## What needs to be done
The data below needs to be returned exactly, line for line.
* BEGIN Recorded data *
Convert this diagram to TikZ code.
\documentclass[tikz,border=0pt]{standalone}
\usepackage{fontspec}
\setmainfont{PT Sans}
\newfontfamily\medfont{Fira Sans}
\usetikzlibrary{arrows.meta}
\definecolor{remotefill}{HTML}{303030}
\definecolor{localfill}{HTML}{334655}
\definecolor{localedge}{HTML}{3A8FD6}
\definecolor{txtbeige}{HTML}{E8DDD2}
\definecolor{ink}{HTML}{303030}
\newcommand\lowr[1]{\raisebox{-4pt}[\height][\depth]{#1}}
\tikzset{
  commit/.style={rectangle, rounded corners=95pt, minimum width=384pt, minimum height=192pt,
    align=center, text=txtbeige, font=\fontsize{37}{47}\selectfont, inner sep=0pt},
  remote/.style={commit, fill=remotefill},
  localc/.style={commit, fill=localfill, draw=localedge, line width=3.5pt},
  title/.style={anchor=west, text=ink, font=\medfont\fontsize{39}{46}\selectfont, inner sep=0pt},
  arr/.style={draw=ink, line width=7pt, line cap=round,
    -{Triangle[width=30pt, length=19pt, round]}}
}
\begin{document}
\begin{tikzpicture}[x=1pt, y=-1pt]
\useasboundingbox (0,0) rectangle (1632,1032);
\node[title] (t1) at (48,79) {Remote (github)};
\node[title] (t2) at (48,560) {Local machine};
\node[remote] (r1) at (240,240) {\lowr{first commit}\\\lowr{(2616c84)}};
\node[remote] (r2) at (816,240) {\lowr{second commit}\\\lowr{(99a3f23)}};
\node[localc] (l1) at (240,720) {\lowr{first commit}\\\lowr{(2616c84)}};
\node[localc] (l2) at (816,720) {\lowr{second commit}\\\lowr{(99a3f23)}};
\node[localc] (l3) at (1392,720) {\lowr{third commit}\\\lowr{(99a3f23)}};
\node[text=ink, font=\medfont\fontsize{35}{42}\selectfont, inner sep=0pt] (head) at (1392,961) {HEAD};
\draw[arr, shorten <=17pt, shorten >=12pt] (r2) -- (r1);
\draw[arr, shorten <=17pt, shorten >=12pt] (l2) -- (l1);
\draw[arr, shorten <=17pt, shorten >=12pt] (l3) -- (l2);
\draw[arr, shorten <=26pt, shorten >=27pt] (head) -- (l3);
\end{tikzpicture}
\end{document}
* END Recorded data *
## Solution to this exercise
Convert this diagram to TikZ code.
\documentclass[tikz,border=0pt]{standalone}
\usepackage{fontspec}
\setmainfont{PT Sans}
\newfontfamily\medfont{Fira Sans}
\usetikzlibrary{arrows.meta}
\definecolor{remotefill}{HTML}{303030}
\definecolor{localfill}{HTML}{334655}
\definecolor{localedge}{HTML}{3A8FD6}
\definecolor{txtbeige}{HTML}{E8DDD2}
\definecolor{ink}{HTML}{303030}
\newcommand\lowr[1]{\raisebox{-4pt}[\height][\depth]{#1}}
\tikzset{
  commit/.style={rectangle, rounded corners=95pt, minimum width=384pt, minimum height=192pt,
    align=center, text=txtbeige, font=\fontsize{37}{47}\selectfont, inner sep=0pt},
  remote/.style={commit, fill=remotefill},
  localc/.style={commit, fill=localfill, draw=localedge, line width=3.5pt},
  title/.style={anchor=west, text=ink, font=\medfont\fontsize{39}{46}\selectfont, inner sep=0pt},
  arr/.style={draw=ink, line width=7pt, line cap=round,
    -{Triangle[width=30pt, length=19pt, round]}}
}
\begin{document}
\begin{tikzpicture}[x=1pt, y=-1pt]
\useasboundingbox (0,0) rectangle (1632,1032);
\node[title] (t1) at (48,79) {Remote (github)};
\node[title] (t2) at (48,560) {Local machine};
\node[remote] (r1) at (240,240) {\lowr{first commit}\\\lowr{(2616c84)}};
\node[remote] (r2) at (816,240) {\lowr{second commit}\\\lowr{(99a3f23)}};
\node[localc] (l1) at (240,720) {\lowr{first commit}\\\lowr{(2616c84)}};
\node[localc] (l2) at (816,720) {\lowr{second commit}\\\lowr{(99a3f23)}};
\node[localc] (l3) at (1392,720) {\lowr{third commit}\\\lowr{(99a3f23)}};
\node[text=ink, font=\medfont\fontsize{35}{42}\selectfont, inner sep=0pt] (head) at (1392,961) {HEAD};
\draw[arr, shorten <=17pt, shorten >=12pt] (r2) -- (r1);
\draw[arr, shorten <=17pt, shorten >=12pt] (l2) -- (l1);
\draw[arr, shorten <=17pt, shorten >=12pt] (l3) -- (l2);
\draw[arr, shorten <=26pt, shorten >=27pt] (head) -- (l3);
\end{tikzpicture}
\end{document}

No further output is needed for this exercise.